C’est encore une fois leur dire qu’il y a en eux un espace de liberté où chacun peut donner sens à ses élans, ses émotions, ses désirs… Nous voyons des transformations étonnantes et souvent un grand apaisement. Notons au passage le retentissement de ces changements sur le groupe dans lequel ces élèves vivent.

 Je n’avais jamais réfléchi à tout cela !

Les inviter à une prise de conscience, à une position « méta », c’est les inviter à se mettre en contact avec eux-mêmes, avec leurs projets de sens encore une fois. Pour beaucoup c’est une démarche nouvelle et donc parfois difficile mais toujours libérante, une démarche qui les aide à se situer autrement : « Je n’avais jamais réfléchi à tout cela ! »

C’est difficile, entre autres, parce que nous sommes en tant qu'intervenantes à la jointure entre l’individu et l’institution qui a ses règles de vie et de fonctionnement.
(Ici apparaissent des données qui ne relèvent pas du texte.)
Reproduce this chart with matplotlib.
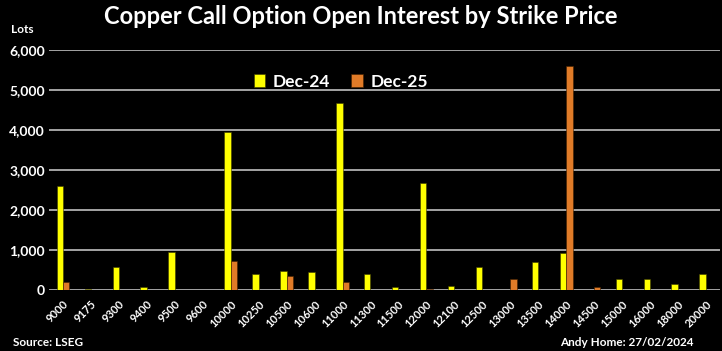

Nous faire confiance n’est pas toujours facile.

Découvrir leur humanité est difficile parce que la réponse n’est écrite nulle part. Cette démarche se vit la plupart du temps dans la médiation où nous sommes nous-mêmes présentes avec tout ce qui fait notre chemin d’humanité.

Notre démarche oscille entre les projets de moyens et les projets de sens. Nous vivons les limites de notre action, limites institutionnelles et limites personnelles. Souvent, nous référons les jeunes à des spécialistes plus pointus dans certains domaines. Mais, dans notre démarche, nous nous situons résolument dans l’esprit de la gestion mentale par l’accueil inconditionnel du « rien », du « manque », du « peu » et de l’invitation au sens.

Réécriture par Pierre-Paul Delvaux d’un entretien avec Ruhina Dhalla et Marie-Thérèse Blocteur, intervenantes à St François-Xavier 1 à Verviers, Belgique.

Notes :

1. La psychanalyse accorde au « rien » une place première. Elle nous convie à faire de cette incomplétude notre bien le plus précieux.

2. Pour Edgar Morin, l’incertitude est l'un des sept savoirs. A propos des sept savoirs, Editions Pleins Feux, pp. 41 et suivantes.